= Stated task =
Transcribe all of the material exactly. Any picture in it should be left out.

-- Start of Data excerpt --

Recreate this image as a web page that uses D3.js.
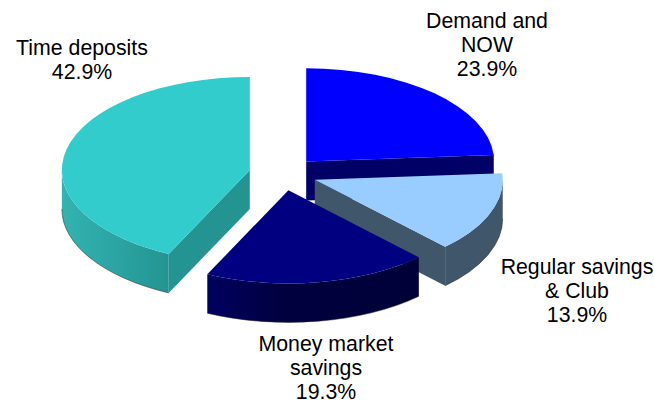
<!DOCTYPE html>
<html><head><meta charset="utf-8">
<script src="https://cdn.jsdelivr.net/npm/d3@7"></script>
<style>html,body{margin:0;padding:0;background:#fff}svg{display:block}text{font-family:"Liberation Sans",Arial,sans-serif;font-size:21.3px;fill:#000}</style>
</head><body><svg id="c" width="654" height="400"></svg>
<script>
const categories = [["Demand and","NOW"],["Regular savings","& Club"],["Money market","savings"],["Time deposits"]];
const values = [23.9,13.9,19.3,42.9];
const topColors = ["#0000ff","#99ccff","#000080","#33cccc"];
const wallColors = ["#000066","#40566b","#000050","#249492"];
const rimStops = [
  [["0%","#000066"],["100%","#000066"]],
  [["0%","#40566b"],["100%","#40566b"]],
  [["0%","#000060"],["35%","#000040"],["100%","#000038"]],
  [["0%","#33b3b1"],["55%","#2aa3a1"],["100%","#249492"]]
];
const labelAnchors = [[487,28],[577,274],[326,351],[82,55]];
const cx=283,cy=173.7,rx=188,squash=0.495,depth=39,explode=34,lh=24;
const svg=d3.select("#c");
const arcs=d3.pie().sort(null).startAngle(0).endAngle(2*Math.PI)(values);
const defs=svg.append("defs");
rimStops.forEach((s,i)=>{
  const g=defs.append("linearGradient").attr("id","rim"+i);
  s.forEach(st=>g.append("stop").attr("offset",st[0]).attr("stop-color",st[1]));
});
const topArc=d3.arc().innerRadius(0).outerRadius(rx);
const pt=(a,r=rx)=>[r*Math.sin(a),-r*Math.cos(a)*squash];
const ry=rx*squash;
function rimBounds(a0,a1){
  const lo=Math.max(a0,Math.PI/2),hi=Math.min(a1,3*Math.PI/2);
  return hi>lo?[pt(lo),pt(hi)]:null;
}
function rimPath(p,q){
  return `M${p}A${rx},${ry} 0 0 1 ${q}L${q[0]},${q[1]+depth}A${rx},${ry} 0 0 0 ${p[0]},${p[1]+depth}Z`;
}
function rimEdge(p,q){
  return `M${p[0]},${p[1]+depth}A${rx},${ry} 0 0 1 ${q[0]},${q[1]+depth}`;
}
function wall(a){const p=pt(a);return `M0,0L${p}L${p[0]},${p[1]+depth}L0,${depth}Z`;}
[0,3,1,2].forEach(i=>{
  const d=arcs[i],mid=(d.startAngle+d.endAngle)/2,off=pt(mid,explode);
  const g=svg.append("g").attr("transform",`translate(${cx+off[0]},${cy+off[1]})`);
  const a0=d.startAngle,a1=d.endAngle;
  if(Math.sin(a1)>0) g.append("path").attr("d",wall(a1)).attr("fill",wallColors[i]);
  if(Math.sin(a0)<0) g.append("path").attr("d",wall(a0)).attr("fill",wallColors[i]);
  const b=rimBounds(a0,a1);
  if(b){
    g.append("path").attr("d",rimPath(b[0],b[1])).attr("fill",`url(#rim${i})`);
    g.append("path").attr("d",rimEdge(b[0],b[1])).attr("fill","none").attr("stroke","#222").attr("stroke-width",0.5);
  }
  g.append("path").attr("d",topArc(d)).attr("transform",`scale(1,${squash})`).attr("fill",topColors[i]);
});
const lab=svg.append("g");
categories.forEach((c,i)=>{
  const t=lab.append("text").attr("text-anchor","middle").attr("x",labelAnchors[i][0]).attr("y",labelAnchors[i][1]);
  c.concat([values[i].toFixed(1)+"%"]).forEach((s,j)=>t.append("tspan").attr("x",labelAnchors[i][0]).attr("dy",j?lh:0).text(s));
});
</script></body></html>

-- End of Data excerpt --

= Solution =
Recreate this image as a web page that uses D3.js.
<!DOCTYPE html>
<html><head><meta charset="utf-8">
<script src="https://cdn.jsdelivr.net/npm/d3@7"></script>
<style>html,body{margin:0;padding:0;background:#fff}svg{display:block}text{font-family:"Liberation Sans",Arial,sans-serif;font-size:21.3px;fill:#000}</style>
</head><body><svg id="c" width="654" height="400"></svg>
<script>
const categories = [["Demand and","NOW"],["Regular savings","& Club"],["Money market","savings"],["Time deposits"]];
const values = [23.9,13.9,19.3,42.9];
const topColors = ["#0000ff","#99ccff","#000080","#33cccc"];
const wallColors = ["#000066","#40566b","#000050","#249492"];
const rimStops = [
  [["0%","#000066"],["100%","#000066"]],
  [["0%","#40566b"],["100%","#40566b"]],
  [["0%","#000060"],["35%","#000040"],["100%","#000038"]],
  [["0%","#33b3b1"],["55%","#2aa3a1"],["100%","#249492"]]
];
const labelAnchors = [[487,28],[577,274],[326,351],[82,55]];
const cx=283,cy=173.7,rx=188,squash=0.495,depth=39,explode=34,lh=24;
const svg=d3.select("#c");
const arcs=d3.pie().sort(null).startAngle(0).endAngle(2*Math.PI)(values);
const defs=svg.append("defs");
rimStops.forEach((s,i)=>{
  const g=defs.append("linearGradient").attr("id","rim"+i);
  s.forEach(st=>g.append("stop").attr("offset",st[0]).attr("stop-color",st[1]));
});
const topArc=d3.arc().innerRadius(0).outerRadius(rx);
const pt=(a,r=rx)=>[r*Math.sin(a),-r*Math.cos(a)*squash];
const ry=rx*squash;
function rimBounds(a0,a1){
  const lo=Math.max(a0,Math.PI/2),hi=Math.min(a1,3*Math.PI/2);
  return hi>lo?[pt(lo),pt(hi)]:null;
}
function rimPath(p,q){
  return `M${p}A${rx},${ry} 0 0 1 ${q}L${q[0]},${q[1]+depth}A${rx},${ry} 0 0 0 ${p[0]},${p[1]+depth}Z`;
}
function rimEdge(p,q){
  return `M${p[0]},${p[1]+depth}A${rx},${ry} 0 0 1 ${q[0]},${q[1]+depth}`;
}
function wall(a){const p=pt(a);return `M0,0L${p}L${p[0]},${p[1]+depth}L0,${depth}Z`;}
[0,3,1,2].forEach(i=>{
  const d=arcs[i],mid=(d.startAngle+d.endAngle)/2,off=pt(mid,explode);
  const g=svg.append("g").attr("transform",`translate(${cx+off[0]},${cy+off[1]})`);
  const a0=d.startAngle,a1=d.endAngle;
  if(Math.sin(a1)>0) g.append("path").attr("d",wall(a1)).attr("fill",wallColors[i]);
  if(Math.sin(a0)<0) g.append("path").attr("d",wall(a0)).attr("fill",wallColors[i]);
  const b=rimBounds(a0,a1);
  if(b){
    g.append("path").attr("d",rimPath(b[0],b[1])).attr("fill",`url(#rim${i})`);
    g.append("path").attr("d",rimEdge(b[0],b[1])).attr("fill","none").attr("stroke","#222").attr("stroke-width",0.5);
  }
  g.append("path").attr("d",topArc(d)).attr("transform",`scale(1,${squash})`).attr("fill",topColors[i]);
});
const lab=svg.append("g");
categories.forEach((c,i)=>{
  const t=lab.append("text").attr("text-anchor","middle").attr("x",labelAnchors[i][0]).attr("y",labelAnchors[i][1]);
  c.concat([values[i].toFixed(1)+"%"]).forEach((s,j)=>t.append("tspan").attr("x",labelAnchors[i][0]).attr("dy",j?lh:0).text(s));
});
</script></body></html>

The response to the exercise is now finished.